The militia leader is now aggressively expanding his enterprise into online gaming, a fast-growing multibillion-US-dollar global industry that is just now catching on in China. On April 27 this year, Sai Leun presided over the opening of seven new Internet-enabled "live-over-the-Internet" gambling facilities, specifically designed and outfitted for online China-based gamers.
Another 14 gambling venues are being carved out of the jungle about 16 kilometers southwest of Mong La, set idyllically among paddy fields and wandering water buffalo.
Investigating the new business, Asia Times Online found a newly built casino completely surrounded by tropical forest.
Inside the two-story stucco-encrusted building, black leather chairs are arranged around immaculate baccarat tables. Suspended above the tables are cameras connected to the Internet, which allow for scores of remote Chinese gamblers to play their hands.
From the comfort of their homes in Beijing, Kunming or Shanghai, Chinese gamblers can watch the tables via a live video feed over the Internet and place their bets through agents on location at the jungle casinos. The arrangement, says the casino operator, allows the players and casino operators to circumvent recent Chinese efforts to prevent the outflow of cash into Myanmar's black markets.
Online players inside China transfer funds into the casino operators' China-based bank accounts. Once the transfer is confirmed, a player logs on to the casino's website and watches the game from the cameras above the tables via high-speed Internet while communicating with his agent via mobile phone. When the hand is played out, the remote player can opt to have winnings wired to his account or alternatively order the agent to get the cash physically from the casino.
New online casinos recently opened at nearby Wan Hsieo, Mong Ma and the tract outside Mong La are able to handle similar financial traffic, meaning total daily turnover at Myanmar's online casinos could be as high as $20 million.
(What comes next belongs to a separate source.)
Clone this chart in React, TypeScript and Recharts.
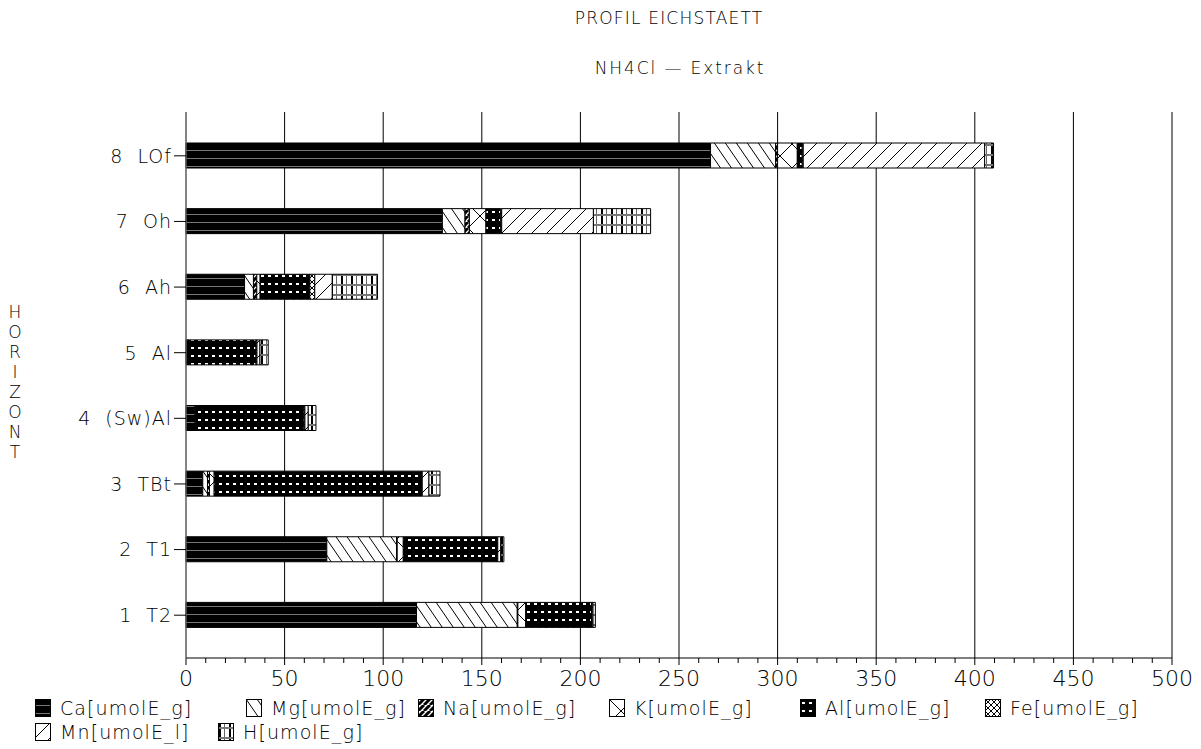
import React from 'react'
import { BarChart, Bar, XAxis, YAxis, CartesianGrid } from 'recharts'

// Horizonte von oben nach unten
const horizons = ['8  LOf', '7  Oh', '6  Ah', '5  Al', '4  (Sw)Al', '3  TBt', '2  T1', '1  T2']

// Werte je Kation (umolE/g), gleiche Reihenfolge wie horizons
const caValues = [266, 130, 29.7, 0.5, 4.6, 8.5, 71.4, 116.9]
const mgValues = [33, 11.5, 4.5, 0.3, 0.4, 2.4, 35.4, 51.1]
const naValues = [1, 2.2, 1.7, 0.2, 0.2, 1, 0.3, 0.3]
const kValues = [10, 8.4, 1.7, 0.3, 0.2, 2.4, 3.1, 4.0]
const alValues = [2.5, 7.5, 25.2, 34.2, 54.4, 105.2, 47.6, 33.3]
const feValues = [0.5, 0.5, 2.5, 0.5, 0.5, 0.3, 0.3, 0.3]
const mnValues = [92, 46.5, 8.9, 1.5, 1.7, 3.4, 1.5, 0.5]
const hValues = [4.5, 29, 22.9, 4.2, 3.9, 5.6, 1.6, 1.2]

const xTicks = [0, 50, 100, 150, 200, 250, 300, 350, 400, 450, 500]
const xMinorTicks = Array.from({ length: 51 }, (_, i) => i * 10)

const seriesKeys = ['Ca', 'Mg', 'Na', 'K', 'Al', 'Fe', 'Mn', 'H']
const seriesLabels = [
  'Ca[umolE_g]',
  'Mg[umolE_g]',
  'Na[umolE_g]',
  'K[umolE_g]',
  'Al[umolE_g]',
  'Fe[umolE_g]',
  'Mn[umolE_l]',
  'H[umolE_g]',
]

const title = 'PROFIL EICHSTAETT'
const subtitle = 'NH4Cl — Extrakt'
const yLabel = 'HORIZONT'

const data = horizons.map((horizon, i) => ({
  horizon,
  Ca: caValues[i],
  Mg: mgValues[i],
  Na: naValues[i],
  K: kValues[i],
  Al: alValues[i],
  Fe: feValues[i],
  Mn: mnValues[i],
  H: hValues[i],
}))

const FONT = '"DejaVu Sans", sans-serif'

// Schraffuren wie im Plotter-Original
function Patterns() {
  return (
    <svg width={0} height={0} style={{ position: 'absolute', left: 0, top: 0 }}>
      <defs>
        <pattern id="pat-Ca" width={6} height={8} patternUnits="userSpaceOnUse">
          <rect width={6} height={8} fill="#000" />
          <line x1={0} y1={6.5} x2={6} y2={6.5} stroke="#777" strokeWidth={1} />
        </pattern>
        <pattern id="pat-Mg" width={11} height={16} patternUnits="userSpaceOnUse">
          <rect width={11} height={16} fill="#fff" />
          <path d="M0,0 L11,16 M-11,0 L0,16 M11,0 L22,16" stroke="#000" strokeWidth={1} />
        </pattern>
        <pattern id="pat-Na" width={6} height={6} patternUnits="userSpaceOnUse">
          <rect width={6} height={6} fill="#fff" />
          <path d="M0,6 L6,0 M-6,6 L0,0 M6,6 L12,0" stroke="#000" strokeWidth={3} />
        </pattern>
        <pattern id="pat-K" width={24} height={24} patternUnits="userSpaceOnUse">
          <rect width={24} height={24} fill="#fff" />
          <path d="M0,0 L24,24 M24,0 L0,24" stroke="#000" strokeWidth={1} />
        </pattern>
        <pattern id="pat-Al" width={7} height={8} patternUnits="userSpaceOnUse">
          <rect width={7} height={8} fill="#000" />
          <rect x={2} y={3} width={3} height={2} fill="#fff" />
        </pattern>
        <pattern id="pat-Fe" width={6} height={6} patternUnits="userSpaceOnUse">
          <rect width={6} height={6} fill="#fff" />
          <path d="M0,0 L6,6 M6,0 L0,6" stroke="#000" strokeWidth={1} />
        </pattern>
        <pattern id="pat-Mn" width={15} height={15} patternUnits="userSpaceOnUse">
          <rect width={15} height={15} fill="#fff" />
          <path d="M0,15 L15,0 M-15,15 L0,0 M15,15 L30,0" stroke="#000" strokeWidth={1} />
        </pattern>
        <pattern id="pat-H" width={10} height={10} patternUnits="userSpaceOnUse">
          <rect width={10} height={10} fill="#fff" />
          <rect x={1} y={0} width={2} height={10} fill="#000" />
          <rect x={6} y={0} width={1} height={10} fill="#666" />
          <rect x={0} y={4} width={10} height={2} fill="#777" />
        </pattern>
      </defs>
    </svg>
  )
}

// Teilstrich alle 10, Beschriftung nur alle 50
// eslint-disable-next-line @typescript-eslint/no-explicit-any
function XTick({ x, y, payload }: any) {
  const major = payload.value % 50 === 0
  return (
    <g>
      <line x1={x} y1={y} x2={x} y2={y + (major ? 7 : 5)} stroke="#000" strokeWidth={1} />
      {major && (
        <text
          x={x}
          y={y + 10}
          dy="0.8em"
          textAnchor="middle"
          fontFamily={FONT}
          fontWeight={200}
          fontSize={22}
          fill="#000"
        >
          {payload.value}
        </text>
      )}
    </g>
  )
}

// eslint-disable-next-line @typescript-eslint/no-explicit-any
function YTick({ x, y, payload }: any) {
  return (
    <text
      x={x}
      y={y}
      dy="0.36em"
      textAnchor="end"
      fontFamily={FONT}
      fontWeight={200}
      fontSize={19}
      fill="#000"
      style={{ letterSpacing: 1, whiteSpace: 'pre' }}
    >
      {payload.value}
    </text>
  )
}

const legendPos = [
  { left: 35, top: 698 },
  { left: 246, top: 698 },
  { left: 418, top: 698 },
  { left: 609, top: 698 },
  { left: 800, top: 698 },
  { left: 985, top: 698 },
  { left: 35, top: 722 },
  { left: 218, top: 722 },
]

function ChartLegend() {
  return (
    <>
      {seriesKeys.map((key, i) => (
        <div
          key={key}
          style={{
            position: 'absolute',
            left: legendPos[i].left,
            top: legendPos[i].top,
            display: 'flex',
            alignItems: 'center',
            gap: 9,
            fontFamily: FONT,
            fontWeight: 200,
            fontSize: 19,
            letterSpacing: 1.1,
            lineHeight: '20px',
            whiteSpace: 'nowrap',
          }}
        >
          <svg width={16} height={18}>
            <rect x={0.5} y={0.5} width={15} height={17} fill={`url(#pat-${key})`} stroke="#000" />
          </svg>
          <span>{seriesLabels[i]}</span>
        </div>
      ))}
    </>
  )
}

export default function App() {
  return (
    <div style={{ position: 'absolute', left: 0, top: 0, width: 1201, height: 749, background: '#fff' }}>
      <Patterns />
      <div
        style={{
          position: 'absolute',
          left: 469,
          width: 400,
          top: 8,
          textAlign: 'center',
          fontFamily: FONT,
          fontWeight: 200,
          fontSize: 17,
          letterSpacing: 1.2,
          lineHeight: '20px',
        }}
      >
        {title}
      </div>
      <div
        style={{
          position: 'absolute',
          left: 480,
          width: 400,
          top: 58,
          textAlign: 'center',
          fontFamily: FONT,
          fontWeight: 200,
          fontSize: 17,
          letterSpacing: 1.9,
          lineHeight: '20px',
          whiteSpace: 'pre',
        }}
      >
        {subtitle}
      </div>
      <div
        style={{
          position: 'absolute',
          left: 3,
          width: 24,
          top: 302,
          textAlign: 'center',
          fontFamily: FONT,
          fontWeight: 200,
          fontSize: 17,
          lineHeight: '20px',
        }}
      >
        {yLabel.split('').map((c, i) => (
          <div key={i}>{c}</div>
        ))}
      </div>
      <BarChart
        width={1201}
        height={749}
        data={data}
        layout="vertical"
        margin={{ top: 112, right: 29, bottom: 61, left: 0 }}
        barSize={25}
      >
        <CartesianGrid horizontal={false} verticalValues={xTicks} stroke="#000" strokeWidth={1} />
        <XAxis
          type="number"
          domain={[0, 500]}
          ticks={xMinorTicks}
          interval={0}
          height={30}
          tickSize={0}
          tickMargin={0}
          tick={<XTick />}
          tickLine={false}
          axisLine={{ stroke: '#000' }}
        />
        <YAxis
          type="category"
          dataKey="horizon"
          width={186}
          tickSize={12}
          tickMargin={2}
          padding={{ top: 11, bottom: 10 }}
          tick={<YTick />}
          axisLine={{ stroke: '#888' }}
          tickLine={{ stroke: '#000' }}
        />
        {seriesKeys.map((key) => (
          <Bar
            key={key}
            dataKey={key}
            stackId="s"
            fill={`url(#pat-${key})`}
            stroke="#000"
            strokeWidth={1}
            isAnimationActive={false}
          />
        ))}
      </BarChart>
      <ChartLegend />
    </div>
  )
}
The operator said investors in mainland China, Hong Kong and Thailand had contributed funds to the new casinos.
The popular Sai Luen is not one to take a power cut threat lying down either, it seems. The warlord, who was formerly a Communist Party of Burma army commander has taken precautions against future disruptions to his gambling businesses - particularly from China. To preempt a threatened power cut, he ordered the construction of a power plant in a converted sugarcane refinery, which became operational one year ago and is capable of independently supplying 30 000 kilowatts of power, well beyond the town's current needs. Mong La's telecommunication infrastructure, however, is still controlled by China, which could represent a pressure point on the casino's Internet connections.
Sai Leun is immensely popular in his autonomous area, in part because of his unilateral decision to exempt locals from paying taxes. He reportedly said during the April 27 opening of the new casinos, "The only burden you will continue to bear is supplying us with new recruits for our army."
Sai Leun, casino operators reckon, has negotiated assurances from Yunnan officials against another Chinese crackdown on his new-fangled gambling operations.